-- START OF Data excerpts --
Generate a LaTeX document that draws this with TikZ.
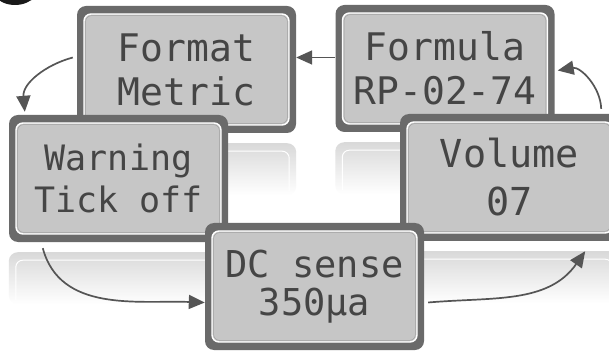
\documentclass[tikz,border=0pt]{standalone}
\usepackage{fontspec}
\setmonofont{DejaVu Sans Mono}
\usetikzlibrary{arrows.meta, calc}

\definecolor{lcdframe}{HTML}{6A6A6A}
\definecolor{lcdscreen}{HTML}{C6C6C6}
\definecolor{lcdtext}{HTML}{454545}
\definecolor{flowgray}{HTML}{555555}

\newcommand{\lcdfont}[2]{\fontsize{#1}{#2}\selectfont\ttfamily}
% faded mirror image under a screen
\newcommand{\lcdmirror}[1]{
	\shade[mirror]			([yshift=-10pt]#1.south west) rectangle ([yshift=-62pt]#1.south east);
	\draw[white, line width=1pt, rounded corners=7pt]	([xshift=7pt,yshift=-58pt]#1.south west) |- ([xshift=-7pt,yshift=-18pt]#1.south east) -- ([xshift=-7pt,yshift=-58pt]#1.south east);
}

\tikzset{
	lcd/.style={rectangle, rounded corners=9pt, fill=lcdframe, minimum width=219pt, minimum height=127pt, inner sep=0pt, text=lcdtext, align=center,
		path picture={
			\draw[white, line width=1.4pt, fill=lcdscreen, rounded corners=7pt] ([shift={(7pt,8pt)}]path picture bounding box.south west) rectangle ([shift={(-7pt,-8pt)}]path picture bounding box.north east);
			\draw[gray!75, line width=.5pt, rounded corners=6pt] ([shift={(8.6pt,9.6pt)}]path picture bounding box.south west) rectangle ([shift={(-8.6pt,-9.6pt)}]path picture bounding box.north east);
		}},
	flow/.style={flowgray, line width=1.7pt, -{Triangle[length=16pt, width=14pt]}},
	mirror/.style={top color=gray!30, bottom color=white, rounded corners=9pt},
}

\begin{document}
\begin{tikzpicture}[x=1pt, y=-1pt]
	\useasboundingbox			(0,0) rectangle (609,352);
	\clip					(0,0) rectangle (609,352);
	\fill[white]				(0,0) rectangle (609,352);
	\fill[gray!20!black]			(15,-25) circle (30pt);

	\node[lcd, font={\lcdfont{38}{44}}]	(format) at (186.5,69.5) {Format\\Metric};
	\node[lcd, font={\lcdfont{38}{44}}]	(formula) at (445,68.5) {Formula\\RP-02-74};
	\lcdmirror{format}
	\lcdmirror{formula}

	\node[lcd, font={\lcdfont{35}{42}}]	(warning) at (118.5,178.5) {Warning\\Tick off};
	\node[lcd, font={\lcdfont{38.5}{48}}]	(volume) at (509.5,177.5) {Volume\\07};
	\lcdmirror{warning}
	\lcdmirror{volume}

	\node[lcd, font={\lcdfont{37}{38}}]	(dc) at (314.5,286.5) {DC sense\\350µa};

	\draw[flow]	([yshift=11pt]formula.west) -- ([yshift=11pt]formula.west -| format.east);
	\draw[flow]	([xshift=-4pt,yshift=12pt]format.west) to[out=195, in=95] ([xshift=16pt,yshift=3pt]warning.north west);
	\draw[flow]	([xshift=34pt,yshift=-6pt]warning.south west) to[out=-75, in=178] ([yshift=-16pt]dc.west);
	\draw[flow]	([xshift=4pt,yshift=-16pt]dc.east) to[out=5, in=-125] ([xshift=-34pt,yshift=-10pt]volume.south east);
	\draw[flow]	([xshift=-18pt,yshift=5pt]volume.north east) to[out=92, in=10] ([xshift=3pt,yshift=-2pt]formula.east);
\end{tikzpicture}
\end{document}
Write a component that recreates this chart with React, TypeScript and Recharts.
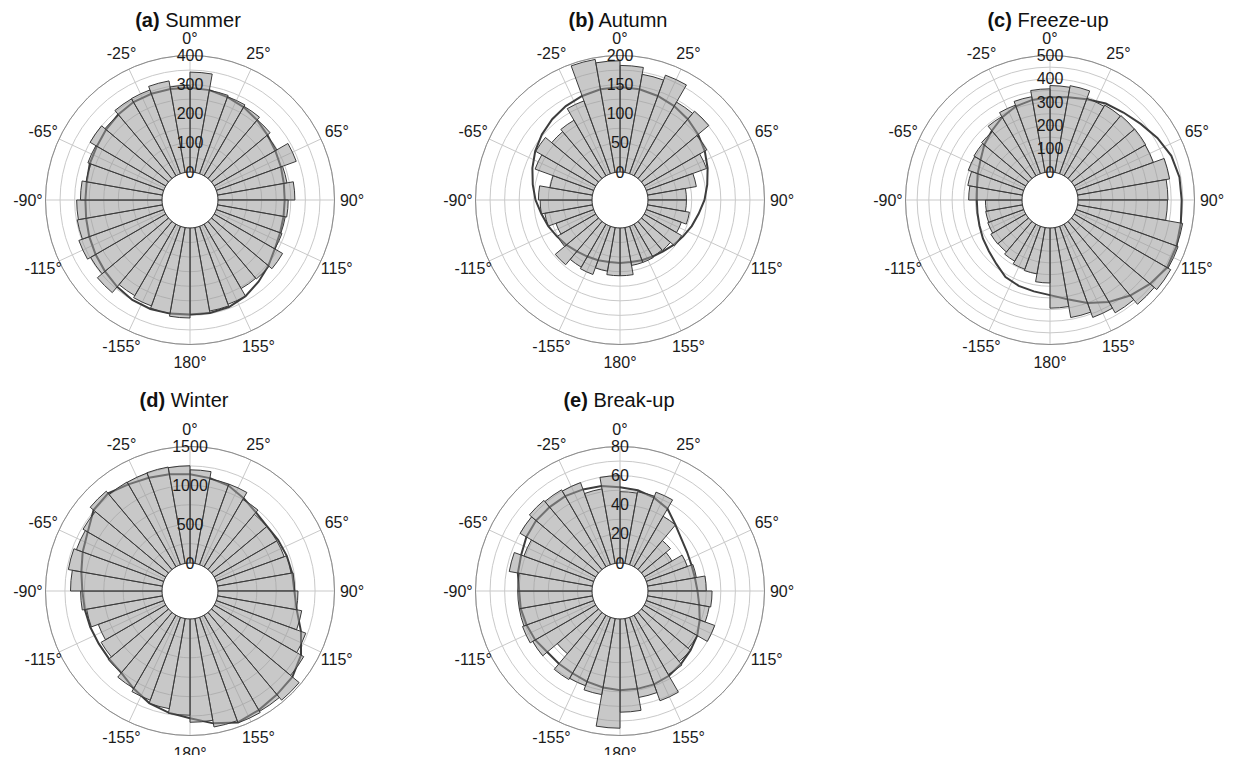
import React from 'react';
import {
  RadialBarChart,
  RadialBar,
  Radar,
  PolarGrid,
  PolarAngleAxis,
  PolarRadiusAxis,
} from 'recharts';

// direction bins (start of each 10° bin, clockwise from north)
const BINS = [
  0, 10, 20, 30, 40, 50, 60, 70, 80, 90, 100, 110, 120, 130, 140, 150, 160, 170,
  180, 190, 200, 210, 220, 230, 240, 250, 260, 270, 280, 290, 300, 310, 320, 330, 340, 350,
];
// labelled spokes, degrees clockwise from north (360 is the 0° spoke)
const SPOKES = [25, 65, 90, 115, 155, 180, 205, 245, 270, 295, 335, 360];

// *_COUNTS: bar height of each bin; *_FIT: fitted ellipse radius read at the end angle of each bin (10°..360°)
const SUMMER_COUNTS = [
  343, 286, 281, 275, 263, 248, 292, 242, 264, 241, 236, 240, 271, 258, 255, 285, 291, 297,
  309, 299, 291, 283, 319, 298, 310, 297, 293, 280, 266, 277, 300, 285, 305, 306, 319, 298,
];
const SUMMER_FIT = [
  287, 280, 272, 262, 251, 242, 236, 231, 229, 230, 233, 240, 255, 270, 285, 295, 298, 297,
  300, 302, 300, 293, 285, 278, 272, 266, 263, 264, 270, 273, 280, 287, 292, 292, 291, 289,
];
const SUMMER_RINGS = [0, 50, 100, 150, 200, 250, 300, 350, 400];
const SUMMER_LABELS = [0, 100, 200, 300, 400];

const AUTUMN_COUNTS = [
  183, 171, 180, 146, 151, 124, 110, 85, 66, 66, 73, 64, 74, 65, 64, 66, 66, 82,
  82, 76, 88, 85, 97, 76, 69, 83, 89, 92, 74, 107, 119, 105, 110, 133, 197, 191,
];
const AUTUMN_FIT = [
  145, 142, 138, 133, 127, 120, 112, 104, 97, 89, 83, 77, 72, 67, 64, 62, 60, 60,
  60, 62, 64, 67, 72, 77, 83, 89, 97, 104, 112, 120, 127, 133, 138, 142, 145, 146,
];
const AUTUMN_RINGS = [0, 25, 50, 75, 100, 125, 150, 175, 200];
const AUTUMN_LABELS = [0, 50, 100, 150, 200];

const FREEZE_COUNTS = [
  371, 378, 344, 350, 353, 354, 352, 401, 386, 384, 458, 465, 478, 464, 439, 416, 392, 344,
  236, 202, 196, 183, 171, 173, 164, 160, 157, 229, 238, 253, 257, 263, 293, 313, 330, 357,
];
const FREEZE_FIT = [
  328, 340, 358, 370, 388, 412, 434, 444, 445, 450, 458, 460, 440, 415, 385, 350, 312, 288,
  278, 272, 262, 238, 222, 212, 202, 196, 194, 198, 210, 224, 248, 268, 290, 308, 316, 321,
];
const FREEZE_RINGS = [0, 50, 100, 150, 200, 250, 300, 350, 400, 450, 500];
const FREEZE_LABELS = [0, 100, 200, 300, 400, 500];

const WINTER_COUNTS = [
  1200, 1104, 1104, 1000, 930, 930, 930, 961, 987, 1030, 1100, 1226, 1330, 1474, 1430, 1447, 1417, 1330,
  1239, 1178, 1135, 1087, 1013, 961, 896, 991, 1048, 1178, 1230, 1196, 1230, 1317, 1260, 1256, 1260, 1252,
];
const WINTER_FIT = [
  1115, 1085, 1020, 960, 935, 950, 965, 975, 983, 1035, 1160, 1290, 1360, 1380, 1410, 1440, 1370, 1278,
  1230, 1175, 1090, 1015, 1000, 996, 1005, 1015, 1026, 1060, 1110, 1160, 1260, 1280, 1225, 1190, 1165, 1143,
];
const WINTER_RINGS = [0, 250, 500, 750, 1000, 1250, 1500];
const WINTER_LABELS = [0, 500, 1000, 1500];

const BREAKUP_COUNTS = [
  49, 50, 53, 40, 26, 22, 30, 34, 40, 44, 43, 50, 42, 44, 47, 61, 55, 64,
  75, 53, 50, 51, 37, 50, 52, 51, 51, 51, 58, 51, 60, 62, 61, 60, 52, 60,
];
const BREAKUP_FIT = [
  51, 49, 46, 40, 36, 34, 33, 33, 34, 36, 39, 42, 44, 46, 48, 49, 49, 49,
  48, 47, 46, 46, 46, 48, 49, 50, 50, 52, 53, 55, 56, 56, 56, 55, 54, 52,
];
const BREAKUP_RINGS = [0, 10, 20, 30, 40, 50, 60, 70, 80];
const BREAKUP_LABELS = [0, 20, 40, 60, 80];

const FONT = '"Liberation Sans", Arial, Helvetica, sans-serif';

interface PanelProps {
  tag: string;
  name: string;
  counts: number[];
  fit: number[];
  rings: number[];
  labels: number[];
  cx: number;
  cy: number;
  titleX: number;
  titleY: number;
}

const PANELS: PanelProps[] = [
  { tag: '(a)', name: 'Summer', counts: SUMMER_COUNTS, fit: SUMMER_FIT, rings: SUMMER_RINGS, labels: SUMMER_LABELS, cx: 190, cy: 200, titleX: 188, titleY: 20 },
  { tag: '(b)', name: 'Autumn', counts: AUTUMN_COUNTS, fit: AUTUMN_FIT, rings: AUTUMN_RINGS, labels: AUTUMN_LABELS, cx: 620, cy: 200, titleX: 618, titleY: 20 },
  { tag: '(c)', name: 'Freeze-up', counts: FREEZE_COUNTS, fit: FREEZE_FIT, rings: FREEZE_RINGS, labels: FREEZE_LABELS, cx: 1050, cy: 200, titleX: 1048, titleY: 20 },
  { tag: '(d)', name: 'Winter', counts: WINTER_COUNTS, fit: WINTER_FIT, rings: WINTER_RINGS, labels: WINTER_LABELS, cx: 190, cy: 591, titleX: 184, titleY: 400 },
  { tag: '(e)', name: 'Break-up', counts: BREAKUP_COUNTS, fit: BREAKUP_FIT, rings: BREAKUP_RINGS, labels: BREAKUP_LABELS, cx: 620, cy: 591, titleX: 619, titleY: 400 },
];

const W = 430;
const H = 370;
const CY = 185;

function AngleTick(props: any) {
  const { x, y, payload } = props;
  const raw = payload.value % 360;
  const v = raw > 180 ? raw - 360 : raw;
  return (
    <text x={x} y={y} textAnchor="middle" dominantBaseline="central" fontSize={16} fontFamily={FONT} fill="#1a1a1a">
      {`${v}°`}
    </text>
  );
}

const radiusTick = (labels: number[]) => (props: any) => {
  const { x, y, payload } = props;
  if (!labels.includes(payload.value)) return <g />;
  return (
    <text x={x} y={y} textAnchor="middle" dominantBaseline="central" fontSize={16} fontFamily={FONT} fill="#1a1a1a">
      {payload.value}
    </text>
  );
};

function Panel({ tag, name, counts, fit, rings, labels, cx, cy, titleX, titleY }: PanelProps) {
  // binEnd keeps the compass axis data inside its [10, 370] domain
  const data = BINS.map((bin, i) => ({ bin, binEnd: bin + 10, count: counts[i], fit: fit[i] }));
  const max = rings[rings.length - 1];
  return (
    <>
      <div
        style={{
          position: 'absolute',
          left: titleX - 150,
          top: titleY - 12,
          width: 300,
          textAlign: 'center',
          fontSize: 20,
          lineHeight: '24px',
          color: '#111',
          fontFamily: FONT,
        }}
      >
        <b>{tag}</b> {name}
      </div>
      <div style={{ position: 'absolute', left: cx - W / 2, top: cy - CY }}>
        {/* bands are drawn one step counter-clockwise of their start angle, so the circle starts at 80°;
            the compass axis domain is shifted by the same 10° */}
        <RadialBarChart
          width={W}
          height={H}
          cx={W / 2}
          cy={CY}
          innerRadius={28}
          outerRadius={144.5}
          startAngle={80}
          endAngle={-280}
          layout="centric"
          data={data}
          barCategoryGap={0}
          margin={{ top: 0, right: 0, bottom: 0, left: 0 }}
        >
          <PolarGrid gridType="circle" angleAxisId="deg" radiusAxisId={0} stroke="#c9c9c9" strokeWidth={1} />
          <PolarAngleAxis angleAxisId={0} type="category" dataKey="bin" tick={false} tickLine={false} axisLine={false} />
          <PolarAngleAxis
            angleAxisId="deg"
            dataKey="binEnd"
            type="number"
            scale="linear"
            domain={[10, 370]}
            allowDataOverflow
            ticks={SPOKES}
            tickLine={false}
            tickSize={17.5}
            tick={AngleTick}
            axisLine={{ stroke: '#8c8c8c', strokeWidth: 1 }}
            axisLineType="circle"
          />
          <RadialBar dataKey="count" fill="#9a9a9a" fillOpacity={0.55} stroke="#3a3a3a" strokeWidth={1} isAnimationActive={false} />
          <Radar dataKey="fit" fill="none" stroke="#3d3d3d" strokeWidth={2} dot={false} isAnimationActive={false} />
          <PolarRadiusAxis
            radiusAxisId={0}
            type="number"
            domain={[0, max]}
            ticks={rings}
            angle={90}
            axisLine={false}
            tickLine={false}
            tick={radiusTick(labels)}
          />
        </RadialBarChart>
      </div>
    </>
  );
}

export default function App() {
  return (
    <div
      style={{
        position: 'relative',
        width: 1238,
        height: 763,
        margin: -8,
        overflow: 'hidden',
        background: '#fff',
        fontFamily: FONT,
      }}
    >
      {PANELS.map((p) => (
        <Panel key={p.tag} {...p} />
      ))}
    </div>
  );
}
-- END OF Data excerpts --
> [What is asked]: In the listing above, find the line with "Write a component" and the line with "const SUMMER_LABELS = [0, 100, 200, 300, 400];". Copy exactly those lines and all between them, minus the images.

> [Result for this exercise]:
Write a component that recreates this chart with React, TypeScript and Recharts.
import React from 'react';
import {
  RadialBarChart,
  RadialBar,
  Radar,
  PolarGrid,
  PolarAngleAxis,
  PolarRadiusAxis,
} from 'recharts';

// direction bins (start of each 10° bin, clockwise from north)
const BINS = [
  0, 10, 20, 30, 40, 50, 60, 70, 80, 90, 100, 110, 120, 130, 140, 150, 160, 170,
  180, 190, 200, 210, 220, 230, 240, 250, 260, 270, 280, 290, 300, 310, 320, 330, 340, 350,
];
// labelled spokes, degrees clockwise from north (360 is the 0° spoke)
const SPOKES = [25, 65, 90, 115, 155, 180, 205, 245, 270, 295, 335, 360];

// *_COUNTS: bar height of each bin; *_FIT: fitted ellipse radius read at the end angle of each bin (10°..360°)
const SUMMER_COUNTS = [
  343, 286, 281, 275, 263, 248, 292, 242, 264, 241, 236, 240, 271, 258, 255, 285, 291, 297,
  309, 299, 291, 283, 319, 298, 310, 297, 293, 280, 266, 277, 300, 285, 305, 306, 319, 298,
];
const SUMMER_FIT = [
  287, 280, 272, 262, 251, 242, 236, 231, 229, 230, 233, 240, 255, 270, 285, 295, 298, 297,
  300, 302, 300, 293, 285, 278, 272, 266, 263, 264, 270, 273, 280, 287, 292, 292, 291, 289,
];
const SUMMER_RINGS = [0, 50, 100, 150, 200, 250, 300, 350, 400];
const SUMMER_LABELS = [0, 100, 200, 300, 400];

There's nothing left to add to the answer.